Virginie Brunelle compose ses chorégraphies par tableaux. Les yeux fermés, souvent à l'orée du sommeil, elle voit. «C'est intuitif, visuel, c'est pour ça que je fais de l'insomnie: je dois me lever pour noter les idées. C'est étrange que ça ne se passe pas physiquement. Je le vois, comme une image arrêtée, et après, quand j'arrive en studio — si ça marche! — ça se fait comme une sculpture.» Elle s'inspire beaucoup de la musique — «j'ai fait 10 ans de violon» —, qu'elle utilise d'une façon très cinématographique. «J'adore utiliser des pièces connues, qui apportent des références. Pour Complexe des genres, on voyage dans le temps de la musique classique. Ça commence sur le Requiem de Mozart, ça passe par Schubert, Chopin, ensuite Philip Glass, Richter, et on va finir avec de la pop — peut-être Radiohead, je sais pas encore. Il y a quelque chose dans l'époque, ce Vienne XVIIe siècle, qui colle avec la pièce.» Ses lectures la nourrissent aussi, surtout la psychologie, jusqu'à la psychopop, même. «Le dernier livre que j'ai lu, c'était Apprivoiser ses émotions (Eyrolles)», précise-t-elle, tout sourire.

La décharge d'énergie, la violence dans le risque, dans le poids lancé sans merci, demeurent peut-être adoucies. «J'aime l'endurance, voir la fatigue physique qui devient de la fatigue émotive.» Comme dans le travail de Daniel Léveillé, qu'elle admire tant pour ses chorégraphies «hyperphysiques, froides, mais qui finissent par faire ressortir les émotions» que pour sa concision pédagogique. Pina Baush, théâtrale, narrative, est l'autre grand modèle. «J'essaie de mixer les deux.» Et le mot d'ordre, nouveau, apparu pour Complexe des genres, est celui de Nuances. «J'ai voulu de plus grandes séquences, des blocs, des chemins croisés. On voyage: il y a du solo, des duos, des trios, des moments en groupe. Je vois davantage de suspensions, beaucoup plus de travail dans le rythme. Un autre mot, qui est revenu et revenu en répétition, c'est texturé.»

En rose et bleu

Virginie Brunelle s'amuse souvent, dans ses images, à renforcer certains clichés homme-femme: les filles sur pointes et tulle, les garçons qui les portent, tout muscles, avec épaulettes de hockey. Des archétypes. «Ces clichés sont présents dans notre société, ne nous dérangent pas. Dans Complexe des genres, le premier tableau s'ouvre comme ça: les hommes portent, les filles sont en tutus. Mais c'est froid.
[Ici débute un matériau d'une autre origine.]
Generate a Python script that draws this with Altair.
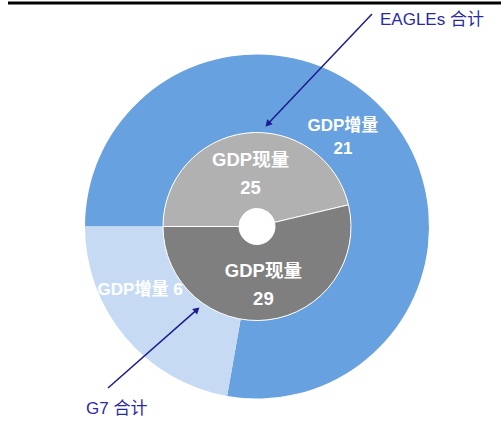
import math
import altair as alt
import pandas as pd

# ---- data ----
outer_names = ["EAGLEs增量", "G7增量"]
outer_values = [21, 6]
outer_labels = ["GDP增量\n21", "GDP增量 6"]

inner_names = ["EAGLEs现量", "G7现量"]
inner_values = [25, 29]
inner_labels = ["GDP现量\n25", "GDP现量\n29"]

color_domain = outer_names + inner_names
color_range = ["#67A1DF", "#C6DBF3", "#B1B1B1", "#7F7F7F"]

annot_texts = ["EAGLEs 合计", "G7 合计"]

outer_df = pd.DataFrame({"name": outer_names, "value": outer_values,
                         "label": outer_labels, "idx": [0, 1],
                         "dx": [-16, -15], "dy": [-15, -22]})
inner_df = pd.DataFrame({"name": inner_names, "value": inner_values,
                         "label": inner_labels, "idx": [0, 1],
                         "dx": [0, 0], "dy": [-12, -10]})
dummy = pd.DataFrame({"a": [0]})

CX, CY = 257, 226.5
start = 1.5 * math.pi
theta_scale = alt.Scale(range=[start, start + 2 * math.pi])
color = alt.Color("name:N", scale=alt.Scale(domain=color_domain, range=color_range), legend=None)
FONT = "Liberation Sans, Arial, Noto Sans CJK SC"


def arc_layer(df, inner, outer, stroke=None):
    kw = dict(innerRadius=inner, outerRadius=outer)
    if stroke:
        kw.update(stroke=stroke, strokeWidth=1)
    return alt.Chart(df).mark_arc(**kw).encode(
        theta=alt.Theta("value:Q", stack=True, scale=theta_scale),
        order=alt.Order("idx:Q"),
        color=color,
        x=alt.value(CX), y=alt.value(CY),
    )


def text_layer(df, radius, line_height, size):
    layers = []
    for i in range(len(df)):
        layers.append(
            alt.Chart(df).mark_text(
                radius=radius, lineBreak="\n", lineHeight=line_height,
                fontSize=size, fontWeight="bold", font=FONT, color="white",
                align="center", baseline="middle",
                dx=float(df["dx"][i]), dy=float(df["dy"][i]),
            ).encode(
                theta=alt.Theta("value:Q", stack=True, scale=theta_scale),
                order=alt.Order("idx:Q"),
                text=alt.condition(f"datum.idx == {i}", "label:N", alt.value("")),
                x=alt.value(CX), y=alt.value(CY),
            )
        )
    return layers


outer_arc = arc_layer(outer_df, 94, 172)
inner_arc = arc_layer(inner_df, 18, 94, stroke="white")

outer_text = text_layer(outer_df, 133, 23, 17)
inner_text = text_layer(inner_df, 55, 28, 18.5)

top_line = alt.Chart(dummy).mark_rule(color="black", strokeWidth=3).encode(
    x=alt.value(8), x2=alt.value(501), y=alt.value(3))

ARROW = "#1B1B8F"


def arrow(x0, y0, x1, y1):
    L = math.hypot(x1 - x0, y1 - y0)
    ux, uy = (x1 - x0) / L, (y1 - y0) / L
    hx, hy = x1 - 4 * ux, y1 - 4 * uy
    ang = math.degrees(math.atan2(ux, -uy)) % 360
    line = alt.Chart(dummy).mark_rule(color=ARROW, strokeWidth=1.5).encode(
        x=alt.value(x0), y=alt.value(y0), x2=alt.value(hx), y2=alt.value(hy))
    head = alt.Chart(dummy).mark_point(shape="triangle-up", filled=True, color=ARROW,
                                       size=55, angle=ang, opacity=1).encode(
        x=alt.value(hx), y=alt.value(hy))
    return [line, head]


annot1 = alt.Chart(dummy).mark_text(text=annot_texts[0], fontSize=17, font=FONT,
                                    color="#2A2AA5", align="left", baseline="middle").encode(
    x=alt.value(380), y=alt.value(20))
annot2 = alt.Chart(dummy).mark_text(text=annot_texts[1], fontSize=17, font=FONT,
                                    color="#2A2AA5", align="left", baseline="middle").encode(
    x=alt.value(86), y=alt.value(409))

layers = ([top_line, outer_arc, inner_arc] + outer_text + inner_text
          + arrow(372, 14, 265, 127) + arrow(108, 388, 200, 307) + [annot1, annot2])

chart = alt.layer(*layers).resolve_scale(theta="independent").properties(
    width=501, height=443, autosize=alt.AutoSizeParams(type="none"), padding=0
).configure_view(stroke=None)

chart.save("out.html", embed_options={"renderer": "svg", "actions": False})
Et de plus en plus, les deux portent et supportent, comme dans le couple. Mais mes gars font 6' et 6'4", ils sont lourds, les filles accusent le coup. On voit l'évolution en regardant mes trois chorégraphies. Ça se peaufine.»

Virginie Brunelle «arrive à survivre» uniquement, depuis la fin de ses études, de son métier de chorégraphe. Sa compagnie a pu présenter Foutrement en Europe, et des négociations vont bon train pour qu'une tournée se fasse aux Pays-Bas, et peut-être, avec de la chance, en Belgique. «J'ai été chanceuse, j'avais une opportunité tout de suite en finissant l'école. J'ai réussi à survivre en étant seulement chorégraphe au cours des trois dernières années, même si la pression financière est forte, en enfilant les pièces. Mais l'an dernier, il y a eu des moments où je n'avais plus de plaisir. Là, je vais devoir me trouver un side-line, un autre boulot, et je m'endette pour faire le show parce qu'on n'a eu aucune subvention.» La jeune chorégraphe, qui a déjà dû répondre aux impératifs administratifs, découvre la recherche de commanditaires et de mécènes. «C'est dur de ne pas laisser l'administratif bouffer l'artistique,» conclut-elle.